A Poll and Thread About Basements

In North Central Georgia it’s a mixed bag. Older construction is probably 50/50 basement vs. crawl space. Newer construction is mostly slab, but basements are not rare even in new homes.

As stated earlier, most of Texas, you either get rock or shifting clay, do no basements. It’s more likely to create a living space in the attic.

My best friend’s father turned the garage into a family room. Just left the cars outside.

I live in Nashville, Tennessee. Most houses around here have basements. My house has a “walkout basement”; half of it is finished and used as a den / TV room with bedroom. (But I just use that bedroom as a storage room.) The other half is a garage.

Ohio, and yes we have a basement (unfinished, but used for indoor plant growing, washer and dryer, storage and as habitat for the demons).

Cayman Islands beachfront. No basement. House is on pillars and waves can wash under the house in a hurricane. Easy access under the house - no crawling required - to reach the cisterns.

North Central Alberta and most homes have basements. The exceptions are those built near lakefront due to the water table and mobile homes for obvious reasons.

I installed a natural gas hydronic/boiler system which makes a massive difference to how comfortable it is. It’s not finished yet but will be soonish.

I am in the same area as you and agree - no basements in NorCal. There are a few homes with crawlspaces, tho. Most everything around me are slab foundations.

Basements? Negatory.

I wonder if this is compensated-for with larger garages, or additional living/storage space in the house itself.

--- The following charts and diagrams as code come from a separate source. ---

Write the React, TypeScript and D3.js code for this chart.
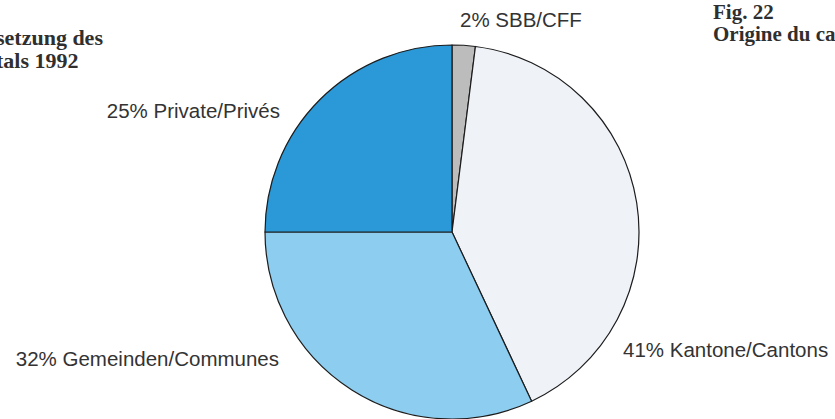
import React from "react";
import * as d3 from "d3";

const categories = ["SBB/CFF", "Kantone/Cantons", "Gemeinden/Communes", "Private/Privés"];
const shares = [2, 41, 32, 25];
const sliceColors = ["#bcbcbc", "#eff3f8", "#8ccdf0", "#2b99d7"];

const titleLeft = ["setzung des", "tals 1992"];
const titleRight = ["Fig. 22", "Origine du ca"];

// label layout (pixel positions, anchor)
const labelLayout: Record<string, { x: number; y: number; anchor: "start" | "end" }> = {
  "SBB/CFF": { x: 460, y: 27, anchor: "start" },
  "Kantone/Cantons": { x: 623, y: 357, anchor: "start" },
  "Gemeinden/Communes": { x: 279, y: 366, anchor: "end" },
  "Private/Privés": { x: 280, y: 118, anchor: "end" },
};

const W = 835;
const H = 419;
const cx = 452;
const cy = 232;
const R = 187;

export default function App() {
  const data = categories.map((c, i) => ({ name: c, value: shares[i], color: sliceColors[i] }));
  const pie = d3
    .pie<{ name: string; value: number; color: string }>()
    .value((d) => d.value)
    .sort(null)
    .startAngle(0)
    .endAngle(2 * Math.PI);
  const arcs = pie(data);
  const arcGen = d3
    .arc<d3.PieArcDatum<{ name: string; value: number; color: string }>>()
    .innerRadius(0)
    .outerRadius(R);

  return (
    <svg
      width={W}
      height={H}
      viewBox={`0 0 ${W} ${H}`}
      style={{ position: "absolute", left: 0, top: 0, background: "#ffffff" }}
    >
      <g fontFamily="'Liberation Serif', 'Times New Roman', serif" fontWeight="bold" fill="#2f2f2f">
        {titleLeft.map((t, i) => (
          <text key={t} x={-4} y={45 + i * 23} textAnchor="start" fontSize={22}>
            {t}
          </text>
        ))}
        {titleRight.map((t, i) => (
          <text key={t} x={713} y={19 + i * 22} textAnchor="start" fontSize={21}>
            {t}
          </text>
        ))}
      </g>
      <g transform={`translate(${cx},${cy})`}>
        {arcs.map((a) => (
          <path
            key={a.data.name}
            d={arcGen(a) || ""}
            fill={a.data.color}
            stroke="#1c1c1c"
            strokeWidth={1.2}
            strokeLinejoin="round"
          />
        ))}
      </g>
      <g fontFamily="'Liberation Sans', Arial, Helvetica, sans-serif" fontSize={20.5} fill="#333333">
        {data.map((d) => {
          const l = labelLayout[d.name];
          return (
            <text key={d.name} x={l.x} y={l.y} textAnchor={l.anchor}>
              {`${d.value}% ${d.name}`}
            </text>
          );
        })}
      </g>
    </svg>
  );
}
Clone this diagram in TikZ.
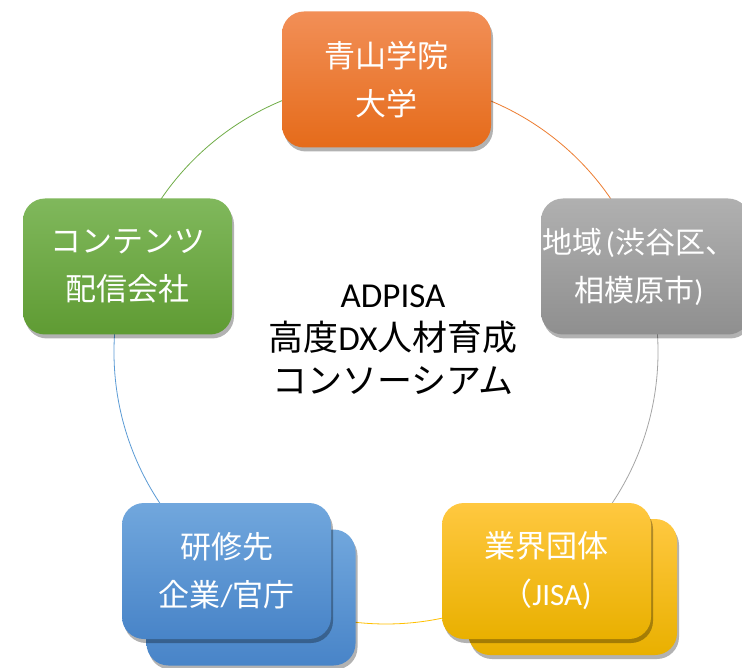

Western Washington and yes. The majority of them are “daylight basements” that are finished and feel like any other downstairs room. With my house, for specifics, the basement floor is only three feet below ground level. If you weren’t watching closely, you might not realize it was a basement at all. I’ve seen a few people do a double take when looking out the window and realizing the dirt is only about a foot below the window.

When I lived in CA, mostly no. The one exception was a building dating back to the 1860’s that had a sort of root cellar with an exterior entrance.

Massachusetts - yes, they are very common.

Louisiana - No for the whole state although some grand old houses have an elevated first floor with a pseudo-basement or crawl-space under it. There may be a few in older houses in extreme northern Louisiana that have some sort of true below-ground level basement but I have never seen a real one there. You can’t even bury people underground in much of the southern part of the state because the water table is so high.

Both the house I grew up in and the house I lived in as an adult in Northwest Indiana had basements. My parents’ home had a split basement - the front half was finished and furnished with an extra bedroom, bathroom and family room. The back side was what was called a Michigan basement with mud slab floor and exposed dirt walls and was used as a root cellar and storage for home canned goods.

My married home had a very large basement with several ‘rooms’, one of which was a retired coal room that still had the chute that opened to the outside, although we put a lock on it to prevent accidents or unwanted incursions. Another room was a workshop, and another was a laundry room. All floors and walls were cement.

Here in Colorado, I have a full basement that is one open area. Half is occupied by laundry facilities and the other half is my office. When I moved in the walls were just dry wall, but I’ve since had them plastered and sealed. Floor is concrete.

North Idaho. Basements are common here.

From what I’ve been told it’s because the ground is so marbled. Not only does it make it tough on basements it can also create problems for regular foundations.

I live in Ohio and the Western part if it is mostly moraine. You can dig down into a very consistent layer. Basements are very common.

I’d love a basement, a place to keep things nice and cool all year round, but this is the Granite City.

MN - yes, always. You’ve had a couple of MN respodees already. The reason for it up around here is frost heave. Every winter the ground freezes down to 3 feet below grade. Any foundations/footings set above the freeze line will crack and heave through the freeze/thaw cycle. Building codes up here require foundations to be set at least X feet below grade (usually 4 or 6 feet, depending on local rules). And if the foundation has to be that low, might as well make use of that space.

New England, New York, New Jersey – yes for basements

I’m in the suburbs and my house is on a slab. But, yeah, it’s sort of a cheapie house (one bath ranch; bought when it was just my son and me, now it’s four people and wife really wants to move).

My house is definitely an oddity for the region. All the other houses I’ve lived in or are familiar with have basements.

Currently in NC where about 1 in 4 houses has a basement. Not unheard of or even rare, but not the norm. Mostly the ones that do have them are walk out basements for houses built on slopes.

Another NE Ohioan, and yes.

As for beach houses, I have an uncle in the LA area who does live right on the beach (as in, if you step out his back door, you’re on the boardwalk). Worse, his entire neighborhood is basically a sandbar peninsula, with more water on the other side, only a few blocks away. And despite this, he somehow manages to have a basement. I can’t imagine how much that costs him to keep dry.

Southern Ontario here. Basements are standard. Some commercial building are built on a slab, bue even then, I think they put a foundation wall around the outside down to frost line, and insulate that, so that the ground under the slab never cools to freezing.